Reproduce every line of the material below, but drop the pictures.

* * *

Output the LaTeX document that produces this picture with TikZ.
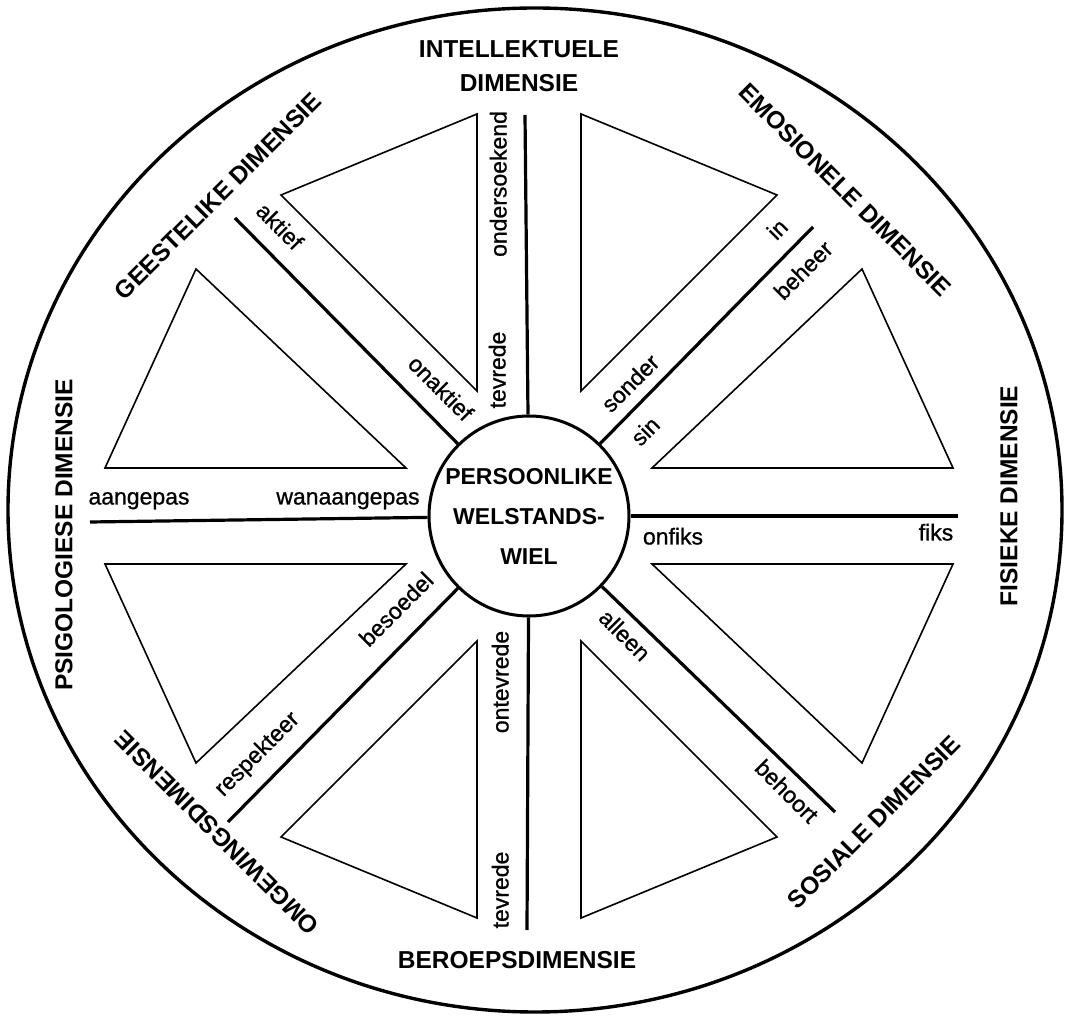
\documentclass[tikz,border=0pt]{standalone}
\usepackage{fontspec}
\setmainfont{Liberation Sans}
\newfontfamily\labfont{Liberation Sans}[FakeBold=0.9]
\usetikzlibrary{positioning}

\begin{document}
\begin{tikzpicture}[
    x=1pt, y=1pt,
    rim/.style={line width=3.4pt},
    spoke/.style={line width=3.2pt},
    tri/.style={line width=1.6pt, line join=miter},
    dim/.style={font=\fontsize{24.5}{34}\selectfont\bfseries, align=center, inner sep=0pt},
    lab/.style={font=\labfont\fontsize{23}{26}\selectfont, inner sep=0pt,
                text height=11pt, text depth=0pt}
]
\useasboundingbox (0,0) rectangle (1065,1020);

%% RIM
\draw[rim] (535,510) ellipse [x radius=527, y radius=502];

%% HUB
\node[circle, draw, line width=3pt, minimum size=200pt, inner sep=0pt,
      align=center, font=\fontsize{23}{40}\selectfont\bfseries]
    (hub) at (529,504) {PERSOONLIKE\\WELSTANDS-\\WIEL};

%% SPOKES
\foreach \n/\px/\py in {0/958/504, 45/813/793, 90/525/905, 135/235/802,
                        180/90/498, 225/228/198, 270/527/90, 315/835/208}
    \coordinate (s\n) at (\px,\py);
\foreach \n in {0,45,...,315}
    \draw[spoke] (hub) -- (s\n);

%% TRIANGLES
\foreach \sx/\sy in {1/1, -1/1, -1/-1, 1/-1} {
  \begin{scope}[shift={(hub.center)}, xscale=\sx, yscale=\sy]
    \draw[tri] (52,125) -- (52,402) -- (248,321) -- cycle;
    \draw[tri] (123,48) -- (424,48) -- (333,247) -- cycle;
  \end{scope}
}

%% DIMENSIONS
\node[dim] (intel) at (519,954) {INTELLEKTUELE\\DIMENSIE};
\node[dim, rotate=-45] (emo) at (845,830) {EMOSIONELE DIMENSIE};
\node[dim, rotate=90] (fis) at (1009,524) {FISIEKE DIMENSIE};
\node[dim, rotate=45] (sos) at (874,198) {SOSIALE DIMENSIE};
\node[dim] (ber) at (517,60) {BEROEPSDIMENSIE};
\node[dim, rotate=135] (omg) at (217,187) {OMGEWINGSDIMENSIE};
\node[dim, rotate=90] (psi) at (64,485) {PSIGOLOGIESE DIMENSIE};
\node[dim, rotate=45] (gee) at (218,824) {GEESTELIKE DIMENSIE};

%% SPOKE LABELS
\node[lab, rotate=90] (ondersoek) at (501,836) {ondersoekend};
\node[lab, rotate=90] (tevtop) at (500,650) {tevrede};
\node[lab, rotate=-45] (aktief) at (278,792) {aktief};
\node[lab, rotate=-45] (onaktief) at (439,630) {onaktief};
\node[lab, rotate=45] (in) at (779,789) {in};
\node[lab, rotate=45] (beheer) at (805,748) {beheer};
\node[lab, rotate=45] (sonder) at (632,635) {sonder};
\node[lab, rotate=45] (sin) at (647,587) {sin};
\node[lab] (onfiks) at (673,481) {onfiks};
\node[lab] (fiks) at (936,485) {fiks};
\node[lab, rotate=-45] (alleen) at (623,383) {alleen};
\node[lab, rotate=-45] (behoort) at (785,227) {behoort};
\node[lab, rotate=90] (ontev) at (503,338) {ontevrede};
\node[lab, rotate=90] (tevbot) at (503,130) {tevrede};
\node[lab, rotate=45] (besoedel) at (398,409) {besoedel};
\node[lab, rotate=45] (respek) at (258,265) {respekteer};
\node[lab] (aangepas) at (139,521) {aangepas};
\node[lab] (wanaan) at (348,521) {wanaangepas};

\end{tikzpicture}
\end{document}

* * *

Answer to this exercise:
Output the LaTeX document that produces this picture with TikZ.
\documentclass[tikz,border=0pt]{standalone}
\usepackage{fontspec}
\setmainfont{Liberation Sans}
\newfontfamily\labfont{Liberation Sans}[FakeBold=0.9]
\usetikzlibrary{positioning}

\begin{document}
\begin{tikzpicture}[
    x=1pt, y=1pt,
    rim/.style={line width=3.4pt},
    spoke/.style={line width=3.2pt},
    tri/.style={line width=1.6pt, line join=miter},
    dim/.style={font=\fontsize{24.5}{34}\selectfont\bfseries, align=center, inner sep=0pt},
    lab/.style={font=\labfont\fontsize{23}{26}\selectfont, inner sep=0pt,
                text height=11pt, text depth=0pt}
]
\useasboundingbox (0,0) rectangle (1065,1020);

%% RIM
\draw[rim] (535,510) ellipse [x radius=527, y radius=502];

%% HUB
\node[circle, draw, line width=3pt, minimum size=200pt, inner sep=0pt,
      align=center, font=\fontsize{23}{40}\selectfont\bfseries]
    (hub) at (529,504) {PERSOONLIKE\\WELSTANDS-\\WIEL};

%% SPOKES
\foreach \n/\px/\py in {0/958/504, 45/813/793, 90/525/905, 135/235/802,
                        180/90/498, 225/228/198, 270/527/90, 315/835/208}
    \coordinate (s\n) at (\px,\py);
\foreach \n in {0,45,...,315}
    \draw[spoke] (hub) -- (s\n);

%% TRIANGLES
\foreach \sx/\sy in {1/1, -1/1, -1/-1, 1/-1} {
  \begin{scope}[shift={(hub.center)}, xscale=\sx, yscale=\sy]
    \draw[tri] (52,125) -- (52,402) -- (248,321) -- cycle;
    \draw[tri] (123,48) -- (424,48) -- (333,247) -- cycle;
  \end{scope}
}

%% DIMENSIONS
\node[dim] (intel) at (519,954) {INTELLEKTUELE\\DIMENSIE};
\node[dim, rotate=-45] (emo) at (845,830) {EMOSIONELE DIMENSIE};
\node[dim, rotate=90] (fis) at (1009,524) {FISIEKE DIMENSIE};
\node[dim, rotate=45] (sos) at (874,198) {SOSIALE DIMENSIE};
\node[dim] (ber) at (517,60) {BEROEPSDIMENSIE};
\node[dim, rotate=135] (omg) at (217,187) {OMGEWINGSDIMENSIE};
\node[dim, rotate=90] (psi) at (64,485) {PSIGOLOGIESE DIMENSIE};
\node[dim, rotate=45] (gee) at (218,824) {GEESTELIKE DIMENSIE};

%% SPOKE LABELS
\node[lab, rotate=90] (ondersoek) at (501,836) {ondersoekend};
\node[lab, rotate=90] (tevtop) at (500,650) {tevrede};
\node[lab, rotate=-45] (aktief) at (278,792) {aktief};
\node[lab, rotate=-45] (onaktief) at (439,630) {onaktief};
\node[lab, rotate=45] (in) at (779,789) {in};
\node[lab, rotate=45] (beheer) at (805,748) {beheer};
\node[lab, rotate=45] (sonder) at (632,635) {sonder};
\node[lab, rotate=45] (sin) at (647,587) {sin};
\node[lab] (onfiks) at (673,481) {onfiks};
\node[lab] (fiks) at (936,485) {fiks};
\node[lab, rotate=-45] (alleen) at (623,383) {alleen};
\node[lab, rotate=-45] (behoort) at (785,227) {behoort};
\node[lab, rotate=90] (ontev) at (503,338) {ontevrede};
\node[lab, rotate=90] (tevbot) at (503,130) {tevrede};
\node[lab, rotate=45] (besoedel) at (398,409) {besoedel};
\node[lab, rotate=45] (respek) at (258,265) {respekteer};
\node[lab] (aangepas) at (139,521) {aangepas};
\node[lab] (wanaan) at (348,521) {wanaangepas};

\end{tikzpicture}
\end{document}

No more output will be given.